On its face, the resolution at issue in this case reaches the universe of expressive activity, and, by prohibiting all protected expression, purports to create a virtual "First Amendment Free Zone" at LAX. The resolution does not merely regulate expressive activity in the Central Terminal Area that might create problems such as congestion or the disruption of the activities of those who use LAX. Instead, the resolution expansively states that LAX "is not open for First Amendment activities by any individual and/or entity," and that "any individual and/or entity [who] seeks to engage in First Amendment activities within the Central Terminal Area . . . shall be deemed to be acting in contravention of the stated policy of the Board of Airport Commissioners." The resolution therefore does not merely reach the activity of respondents at LAX; it prohibits even talking and reading, or the wearing of campaign buttons or symbolic clothing. Under such a sweeping ban, virtually every individual who enters LAX may be found to violate the resolution by engaging in some "First Amendment activit[y]." We think it obvious that such a ban cannot be justified even if LAX were a nonpublic forum because no conceivable governmental interest would justify such an absolute prohibition of speech.

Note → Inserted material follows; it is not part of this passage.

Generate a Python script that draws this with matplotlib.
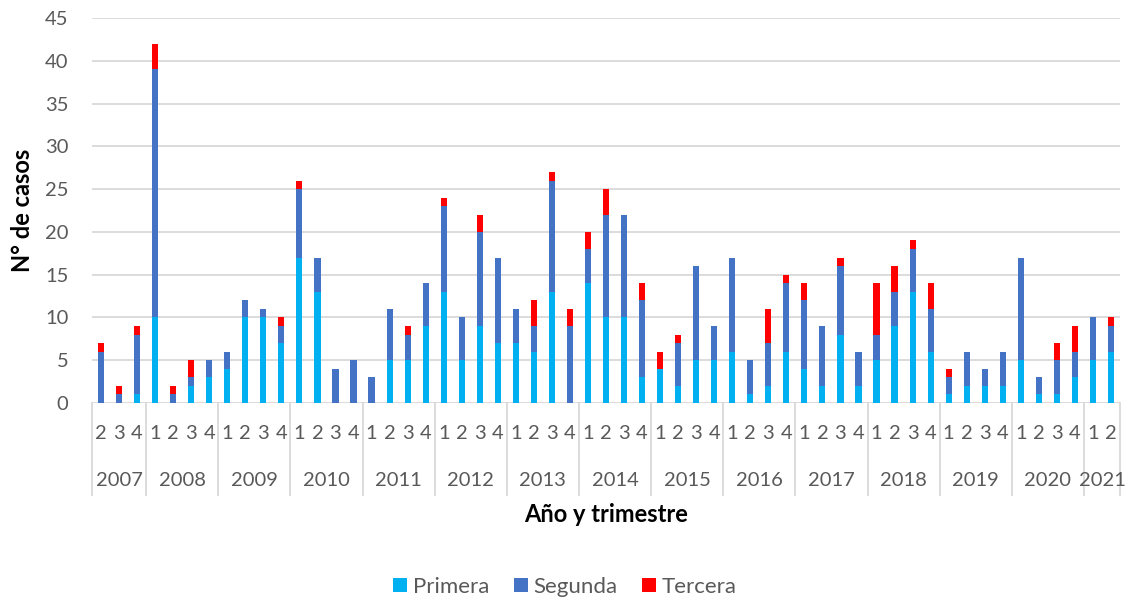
import numpy as np
import matplotlib
matplotlib.use('Agg')
import matplotlib.pyplot as plt
import matplotlib.transforms as mtransforms

plt.rcParams['font.family'] = ['Lato', 'DejaVu Sans']

# quarters 2007 Q2 .. 2021 Q2
years = ['2007', '2008', '2009', '2010', '2011', '2012', '2013', '2014',
         '2015', '2016', '2017', '2018', '2019', '2020', '2021']
quarters_per_year = [3, 4, 4, 4, 4, 4, 4, 4, 4, 4, 4, 4, 4, 4, 2]
quarter_labels = ['2', '3', '4'] + ['1', '2', '3', '4'] * 13 + ['1', '2']

primera = [0, 0, 1,
           10, 0, 2, 3,
           4, 10, 10, 7,
           17, 13, 0, 0,
           0, 5, 5, 9,
           13, 5, 9, 7,
           7, 6, 13, 0,
           14, 10, 10, 3,
           4, 2, 5, 5,
           6, 1, 2, 6,
           4, 2, 8, 2,
           5, 9, 13, 6,
           1, 2, 2, 2,
           5, 1, 1, 3,
           5, 6]
segunda = [6, 1, 7,
           29, 1, 1, 2,
           2, 2, 1, 2,
           8, 4, 4, 5,
           3, 6, 3, 5,
           10, 5, 11, 10,
           4, 3, 13, 9,
           4, 12, 12, 9,
           0, 5, 11, 4,
           11, 4, 5, 8,
           8, 7, 8, 4,
           3, 4, 5, 5,
           2, 4, 2, 4,
           12, 2, 4, 3,
           5, 3]
tercera = [1, 1, 1,
           3, 1, 2, 0,
           0, 0, 0, 1,
           1, 0, 0, 0,
           0, 0, 1, 0,
           1, 0, 2, 0,
           0, 3, 1, 2,
           2, 3, 0, 2,
           2, 1, 0, 0,
           0, 0, 4, 1,
           2, 0, 1, 0,
           6, 3, 1, 3,
           1, 0, 0, 0,
           0, 0, 2, 3,
           0, 1]

primera = np.array(primera)
segunda = np.array(segunda)
tercera = np.array(tercera)
x = np.arange(len(primera))

fig = plt.figure(figsize=(11.3, 6), dpi=100)
ax = fig.add_axes([92 / 1130, 197 / 600, 1028 / 1130, 385 / 600])

w = 0.34
ax.bar(x, primera, w, color='#00B0F0', label='Primera', zorder=3)
ax.bar(x, segunda, w, bottom=primera, color='#4472C4', label='Segunda', zorder=3)
ax.bar(x, tercera, w, bottom=primera + segunda, color='#FF0000', label='Tercera', zorder=3)

ax.set_xlim(-0.5, len(x) - 0.5)
ax.set_ylim(0, 45)
ax.set_yticks(range(0, 46, 5))
ax.grid(axis='y', color='#d9d9d9', lw=1.3, zorder=0)
for s in ax.spines.values():
    s.set_visible(False)
ax.tick_params(axis='y', length=0, pad=17, labelsize=14.5, labelcolor='#595959')

ax.set_xticks(x)
ax.set_xticklabels(quarter_labels)
ax.tick_params(axis='x', length=0, pad=16, labelsize=14.5, labelcolor='#595959')

# second level of the category axis: years and separators
trans = mtransforms.blended_transform_factory(ax.transData, ax.transAxes)
bottom_sep = -92 / 385
start = 0
ax.plot([-0.5, -0.5], [0, bottom_sep], transform=trans, color='#d9d9d9',
        lw=1.3, clip_on=False)
for yr, n in zip(years, quarters_per_year):
    end = start + n
    ax.text((start + end - 1) / 2, -78 / 385, yr, transform=trans,
            ha='center', va='center', fontsize=14.5, color='#595959')
    ax.plot([end - 0.5, end - 0.5], [0, bottom_sep], transform=trans,
            color='#d9d9d9', lw=1.3, clip_on=False)
    start = end

ax.text(0.5, -112 / 385, 'Año y trimestre', transform=ax.transAxes,
        ha='center', va='center', fontsize=17, fontweight='bold')
fig.text(23 / 1130, 1 - 210 / 600, 'N° de casos', rotation=90,
         ha='center', va='center', fontsize=17, fontweight='bold')

fig.legend(loc='center', bbox_to_anchor=(0.5, 1 - 587 / 600), ncol=3,
           frameon=False, fontsize=16, handlelength=0.63, handleheight=0.63,
           handletextpad=0.27, columnspacing=1.08, labelcolor='#595959')

fig.savefig('out.png', dpi=100)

Additionally, we find no apparent saving construction of the resolution. The resolution expressly applies to all "First Amendment activities," and the words of the resolution simply leave no room for a narrowing construction....

The petitioners suggest that the resolution is not substantially overbroad because it is intended to reach only expressive activity unrelated to airport-related purposes. Such a limiting construction, however, is of little assistance in substantially reducing the overbreadth of the resolution. Much nondisruptive speech -- such as the wearing of a T-shirt or button that contains a political message -- may not be "airport related," but is still protected speech even in a nonpublic forum. Moreover, the vagueness of this suggested construction itself presents serious constitutional difficulty. The line between airport-related speech and nonairport-related speech is, at best, murky. The petitioners, for example, suggest that an individual who reads a newspaper or converses with a neighbor at LAX is engaged in permitted "airport-related" activity because reading or conversing permits the traveling public to "pass the time." We presume, however, that petitioners would not so categorize the activities of a member of a religious or political organization who decides to "pass the time" by distributing leaflets to fellow travelers. In essence, the result of this vague limiting construction would be to give LAX officials alone the power to decide in the first instance whether a given activity is airport related. Such a law that "confers on police a virtually unrestrained power to arrest and charge persons with a violation" of the resolution is unconstitutional because "the opportunity for abuse, especially where a statute has received a virtually open-ended interpretation, is self-evident."

We conclude that the resolution is substantially overbroad, and is not fairly subject to a limiting construction. Accordingly, we hold that the resolution violates the First Amendment.